I did a piece on the E-Skoot for The Sunday Independent recently and they did a little re-writing in the process. Normally, as Hall and Oates once said “I can’t go for that, no can do”, but this time I decided to let it go.
The word they wanted to insert was ‘eccentric’ – as in, if you didn’t mind driving this E-Skoot thing around “looking a bit eccentric”, then the scooter was fine. “Eccentric” has not been my experience though.
People have been fascinated, curious or intrigued, but I don’t think they thought of me as an ‘eccentric’. And then again, maybe that’s the main delusion of an eccentric – they don’t think they are in any way unusual!
I think of myself as similar to the first users of the ‘Penny-Farthing’ bike as portrayed in movies. You know the scene – the mad inventor takes out his Penny-Farthing (or whatever device that no-one has seen before) and literally scares the horses!

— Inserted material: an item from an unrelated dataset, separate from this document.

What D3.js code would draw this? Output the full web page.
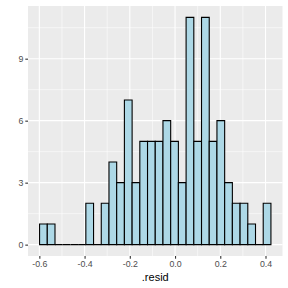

But mainly I think of myself as an early adopter. This form of transport is going to take off massively, in my opinion, and there will come a time when I mention that I was riding an E-Skoot in 2015 and people will say, “Oh Yeah?” in a bored tone, “they can’t have been great back then”.
It is the curse of the early adopter to have to pull out their phone to demonstrate what practical application it can have to the predictable “Oohs” and “Aahs”. It is their destiny to ridiculed when they suggest that ‘someday we will have a computer that will fit on a desk’.
Now, my real place in the hierarchy of technology adopters is somewhere more in the ‘early majority‘. As a rule, I am not the first one in my company of friends or colleagues to have the first I-Phone or I-Pad or whatever gadget it is. And I wouldn’t be E-Skooting around the place if it was just down to me.
I happened to get to try out the E-Skoot out of coincidence and luck, which is why I’m a little bit ahead of the curve on this particular technology leap. And that can be a lonely (albeit fun) place to be for a while.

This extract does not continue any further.